Gagosian is a spectacular gallery and Serra a spectacular artist. At a recent meeting of some renowned British critics you had heard some awed voices describe the accomplishments of this show. But you come armed with your skepticism, partly because, some years ago you were severely disappointed by some overblown oil stick drawings installed by the artist in Gagosian’s (then brand new) baroque-shaped gallery in Rome, and partly because you also recall, slightly less years ago being let down by the superhuman attempts of James Turrell to turn –in vain- this Kings Cross space into a kind of transcendent optical experience.
Most of Britannia Street is caged off, with forklifts, trucks and huge crane weights lying around where you might normally see parked cars. You assume this has something to do with Serra and the show. The enormous, sleek glass door that you enter, ushered by one of Gagosian’s notoriously bodyguard-style male attendants, has fractured into a crashed-windscreen pattern, and again you wonder if this is the outcome of an artist who deploys unusually ‘robust’ (yes, we can use that much abused word PROPERLY here) materials and methods to make his art.
There are four pieces.
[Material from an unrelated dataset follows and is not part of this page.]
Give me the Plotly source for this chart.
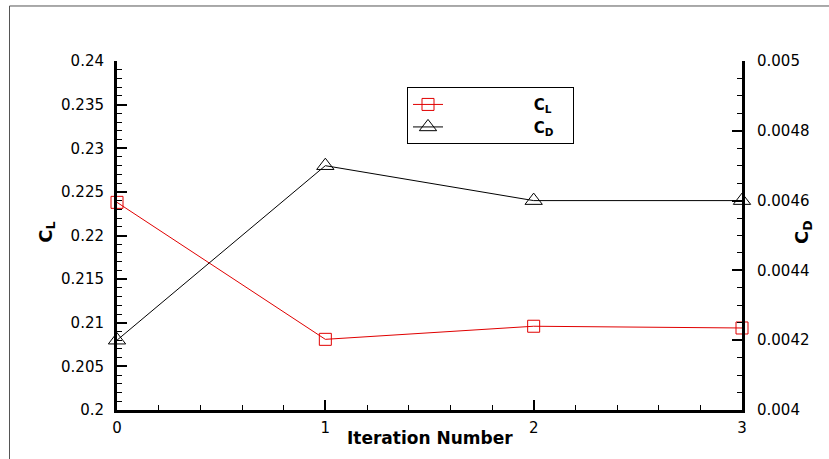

They all have nice names. They are all made of specially formed steel that literally weighs tons but is nevertheless manipulated into elegant combinations (we should not say ‘compositions’ here) presumably by machinery-max. Indeed, we might assume that the whole of Gagosian Kings Cross comes to pieces like a magic box to allow such works to enter and be assembled, thereby possibly making some contribution to our established understanding of the relation between object and context.
One of the most obvious words you reach for in front of Serra’s raw steel plates, lozenges and monoliths (you soon run out words for the blank shapes themselves) is ‘ponderous’ but you have little time to ponder today and so you rather irreverently weave a way through Ramble (2014). Other art-loving tourists are there, stopping every now and then to be photographed by their friends and sometimes blocking your way as you work through a series of shoulder-high, thick gravestone-like forms, placed in a way that simultaneously evokes both a Holocaust memorial and any-old inhuman complex of oppressively ‘open-plan’ work spaces – though of course the intention is more strictly Minimalist than that.
Then you come to the show’s pièce de résistance, titled Backdoor Pipeline (2010) and which has a truly profound – we might even say ‘beautiful’- phenomenological affect as you pass down its outer curve and as the enormous form seems to simultaneously unfold or inflate for you in a new form of organic architectural experience. Of course you note how it is made and that it seems potentially lethal (that has long been part of the work, the practice) but in the knowledge that these enormous, elegantly turned plates are designed and honed well enough to merely threaten obliteration without ever toppling as you then walk through their interior tunnel. Other punters look spellbound, enchanted, and some, once again, have their pictures taken with the work.
London Cross (2014) associates two crisscrossing multiple tons of geometric steel, suspending one above your head as the other blocks-off half of their specially built room from sight. Visitors hold up their phones in homage (a new kind of popular ‘political’ salute?), photograph the impressive joint, then nod to their friends in acknowledgement of their own relatively modest achievement.
Perhaps predictably, being the now seasoned art-appreciator you have become, you find the least spectacular work in the show to be the most valuable (and yes, judgement rears its ugly head at this point in the Post). Dead Load (2014), in the final room you visit, utilizes two simple forms, which seem to summarise something key and fundamental to Serra’s practice and his long career at the top of the top of modern sculpture. They do so without all the glitz and glamour, and sans much of the awesome engineering witnessed in the other rooms. Two fat lozenges of massy steel, one (crucially) slightly wider and longer and deeper than the other, are assembled like a couple of mismatching mattresses that invoke new measures of eternal sleep. The higher object seems to visibly weigh upon the one below and you almost feel you hear the lower one groan, setting-off the poor concrete floor as it too begins to whimper. Nothing more than the slight mismatch of size here is enough to give the piece sufficient opportunity to draw-out adequate interpretation, if only because it refers to difference and repetition, two fundamental principles that might, after all, lie at the heart of just abut everything we can think, know or experience.
Dead Load’s horizontal orientation makes it less grave, more deathbed and the proportions of its forms bring Marc Rothko to mind as if in oblique homage to an artist who knew how to consistently create ‘weight’ and gravitas with little more than well-chosen forms, a certain scale, an idiosyncratic process and varying depths of colour and tone.
Serra can be the most spectacular artist in the world but there is more to him than that, and you invariably see it when he offers you less.